***** AVAILABLE DATA

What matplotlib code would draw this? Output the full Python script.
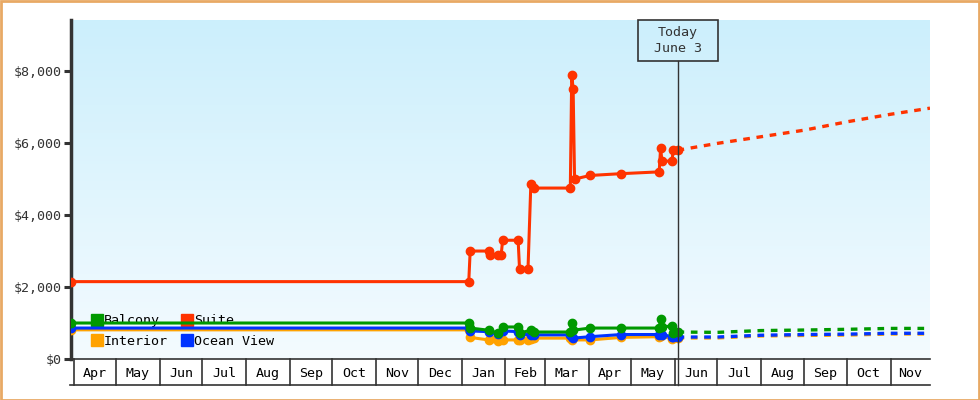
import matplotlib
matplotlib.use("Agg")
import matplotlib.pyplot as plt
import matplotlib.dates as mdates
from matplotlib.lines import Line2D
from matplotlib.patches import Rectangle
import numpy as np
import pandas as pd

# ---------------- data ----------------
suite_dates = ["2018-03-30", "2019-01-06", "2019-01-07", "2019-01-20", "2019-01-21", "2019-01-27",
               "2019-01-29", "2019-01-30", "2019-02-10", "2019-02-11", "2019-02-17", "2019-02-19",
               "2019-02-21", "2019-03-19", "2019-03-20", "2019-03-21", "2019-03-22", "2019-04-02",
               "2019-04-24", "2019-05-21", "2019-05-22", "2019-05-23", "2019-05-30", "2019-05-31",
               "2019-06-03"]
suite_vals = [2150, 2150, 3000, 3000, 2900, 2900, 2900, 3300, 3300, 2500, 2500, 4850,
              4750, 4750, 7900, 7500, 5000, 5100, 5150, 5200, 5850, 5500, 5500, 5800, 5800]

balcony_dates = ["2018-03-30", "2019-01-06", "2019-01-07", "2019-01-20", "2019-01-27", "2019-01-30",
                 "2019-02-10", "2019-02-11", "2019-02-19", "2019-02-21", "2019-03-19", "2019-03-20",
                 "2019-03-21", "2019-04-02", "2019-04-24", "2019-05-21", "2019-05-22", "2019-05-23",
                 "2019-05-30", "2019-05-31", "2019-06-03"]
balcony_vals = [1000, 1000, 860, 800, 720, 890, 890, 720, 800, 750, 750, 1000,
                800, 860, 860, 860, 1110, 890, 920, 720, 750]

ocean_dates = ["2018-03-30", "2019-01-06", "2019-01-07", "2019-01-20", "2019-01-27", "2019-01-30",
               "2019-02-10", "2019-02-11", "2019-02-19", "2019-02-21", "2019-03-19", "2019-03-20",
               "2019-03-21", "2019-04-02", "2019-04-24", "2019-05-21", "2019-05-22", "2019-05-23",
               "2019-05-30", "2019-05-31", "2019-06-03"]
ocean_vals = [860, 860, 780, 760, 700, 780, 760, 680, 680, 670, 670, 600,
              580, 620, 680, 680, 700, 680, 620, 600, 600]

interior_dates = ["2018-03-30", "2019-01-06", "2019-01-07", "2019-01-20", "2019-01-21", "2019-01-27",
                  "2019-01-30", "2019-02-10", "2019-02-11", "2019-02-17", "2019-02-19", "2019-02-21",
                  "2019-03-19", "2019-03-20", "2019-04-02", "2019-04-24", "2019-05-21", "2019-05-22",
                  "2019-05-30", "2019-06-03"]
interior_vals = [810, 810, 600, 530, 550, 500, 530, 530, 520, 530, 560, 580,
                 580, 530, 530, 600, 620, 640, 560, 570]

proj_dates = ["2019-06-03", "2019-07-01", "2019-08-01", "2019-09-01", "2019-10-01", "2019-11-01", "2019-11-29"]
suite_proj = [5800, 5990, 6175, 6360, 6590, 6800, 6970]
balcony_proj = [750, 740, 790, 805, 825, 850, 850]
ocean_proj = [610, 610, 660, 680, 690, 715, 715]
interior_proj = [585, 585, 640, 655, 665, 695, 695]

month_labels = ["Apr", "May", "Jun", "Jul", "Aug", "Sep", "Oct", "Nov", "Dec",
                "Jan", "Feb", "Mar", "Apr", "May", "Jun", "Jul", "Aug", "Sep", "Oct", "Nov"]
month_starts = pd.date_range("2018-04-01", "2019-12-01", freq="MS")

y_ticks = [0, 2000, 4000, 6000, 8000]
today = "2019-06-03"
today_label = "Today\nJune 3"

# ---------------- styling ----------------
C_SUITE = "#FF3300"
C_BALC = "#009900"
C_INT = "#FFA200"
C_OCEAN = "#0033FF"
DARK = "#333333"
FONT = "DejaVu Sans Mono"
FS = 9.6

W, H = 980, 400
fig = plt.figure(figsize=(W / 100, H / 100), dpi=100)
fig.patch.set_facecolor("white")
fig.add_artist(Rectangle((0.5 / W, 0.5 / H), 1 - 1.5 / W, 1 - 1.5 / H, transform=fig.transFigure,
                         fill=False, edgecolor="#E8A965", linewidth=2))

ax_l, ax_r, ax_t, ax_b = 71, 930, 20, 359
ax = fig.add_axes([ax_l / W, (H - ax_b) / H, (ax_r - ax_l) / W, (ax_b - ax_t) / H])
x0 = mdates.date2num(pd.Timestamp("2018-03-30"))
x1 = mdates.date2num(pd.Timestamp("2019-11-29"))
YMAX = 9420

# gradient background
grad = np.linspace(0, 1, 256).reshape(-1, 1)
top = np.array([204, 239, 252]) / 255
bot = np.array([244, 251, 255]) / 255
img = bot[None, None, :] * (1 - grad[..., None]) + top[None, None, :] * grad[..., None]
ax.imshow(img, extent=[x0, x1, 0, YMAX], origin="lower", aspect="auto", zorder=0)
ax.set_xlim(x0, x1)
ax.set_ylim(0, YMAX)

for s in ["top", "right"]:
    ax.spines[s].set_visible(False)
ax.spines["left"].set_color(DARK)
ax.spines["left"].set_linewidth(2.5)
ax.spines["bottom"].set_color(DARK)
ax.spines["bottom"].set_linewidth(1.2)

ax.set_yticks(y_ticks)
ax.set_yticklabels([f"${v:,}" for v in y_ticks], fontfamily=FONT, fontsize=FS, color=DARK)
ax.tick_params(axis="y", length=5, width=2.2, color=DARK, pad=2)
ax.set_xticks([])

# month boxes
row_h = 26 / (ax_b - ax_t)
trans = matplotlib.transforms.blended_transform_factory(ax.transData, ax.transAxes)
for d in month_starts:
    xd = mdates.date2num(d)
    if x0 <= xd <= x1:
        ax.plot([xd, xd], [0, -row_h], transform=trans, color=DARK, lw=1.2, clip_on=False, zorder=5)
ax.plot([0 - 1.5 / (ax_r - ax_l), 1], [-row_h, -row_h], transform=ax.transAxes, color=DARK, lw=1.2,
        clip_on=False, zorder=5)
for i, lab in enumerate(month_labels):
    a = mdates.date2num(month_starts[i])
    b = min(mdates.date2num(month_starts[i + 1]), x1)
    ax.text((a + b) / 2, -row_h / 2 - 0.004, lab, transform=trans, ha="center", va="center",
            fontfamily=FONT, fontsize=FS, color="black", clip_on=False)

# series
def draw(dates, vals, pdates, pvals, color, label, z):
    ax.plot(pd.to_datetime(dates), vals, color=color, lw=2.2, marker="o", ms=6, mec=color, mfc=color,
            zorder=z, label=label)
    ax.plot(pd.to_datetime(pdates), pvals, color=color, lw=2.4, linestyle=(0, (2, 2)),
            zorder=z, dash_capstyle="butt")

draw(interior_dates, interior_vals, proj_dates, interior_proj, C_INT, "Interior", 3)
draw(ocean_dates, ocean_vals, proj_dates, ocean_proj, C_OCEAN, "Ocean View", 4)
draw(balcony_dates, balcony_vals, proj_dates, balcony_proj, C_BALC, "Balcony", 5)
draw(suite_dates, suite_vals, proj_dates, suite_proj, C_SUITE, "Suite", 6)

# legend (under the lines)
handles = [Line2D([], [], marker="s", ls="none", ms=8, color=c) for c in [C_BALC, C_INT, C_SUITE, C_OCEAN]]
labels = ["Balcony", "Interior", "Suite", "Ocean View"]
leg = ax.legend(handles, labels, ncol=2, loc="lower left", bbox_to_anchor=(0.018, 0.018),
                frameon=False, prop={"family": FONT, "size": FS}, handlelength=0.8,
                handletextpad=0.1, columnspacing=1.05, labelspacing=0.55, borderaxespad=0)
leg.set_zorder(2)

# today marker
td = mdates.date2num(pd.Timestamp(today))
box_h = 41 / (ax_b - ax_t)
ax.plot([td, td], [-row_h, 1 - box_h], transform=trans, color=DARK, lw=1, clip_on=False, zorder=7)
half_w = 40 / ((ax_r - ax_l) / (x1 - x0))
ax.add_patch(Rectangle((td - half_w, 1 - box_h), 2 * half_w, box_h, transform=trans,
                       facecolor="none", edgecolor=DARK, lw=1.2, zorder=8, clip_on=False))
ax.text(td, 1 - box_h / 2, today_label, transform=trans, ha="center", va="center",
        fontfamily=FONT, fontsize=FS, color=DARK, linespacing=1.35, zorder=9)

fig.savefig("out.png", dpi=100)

**********

_YOUR GOAL_
Without any pictures, reproduce the lines from the first one in the material through the line that has "5500, 5800, 5800]", exactly as they appear.

_TASK RESPONSE_
What matplotlib code would draw this? Output the full Python script.
import matplotlib
matplotlib.use("Agg")
import matplotlib.pyplot as plt
import matplotlib.dates as mdates
from matplotlib.lines import Line2D
from matplotlib.patches import Rectangle
import numpy as np
import pandas as pd

# ---------------- data ----------------
suite_dates = ["2018-03-30", "2019-01-06", "2019-01-07", "2019-01-20", "2019-01-21", "2019-01-27",
               "2019-01-29", "2019-01-30", "2019-02-10", "2019-02-11", "2019-02-17", "2019-02-19",
               "2019-02-21", "2019-03-19", "2019-03-20", "2019-03-21", "2019-03-22", "2019-04-02",
               "2019-04-24", "2019-05-21", "2019-05-22", "2019-05-23", "2019-05-30", "2019-05-31",
               "2019-06-03"]
suite_vals = [2150, 2150, 3000, 3000, 2900, 2900, 2900, 3300, 3300, 2500, 2500, 4850,
              4750, 4750, 7900, 7500, 5000, 5100, 5150, 5200, 5850, 5500, 5500, 5800, 5800]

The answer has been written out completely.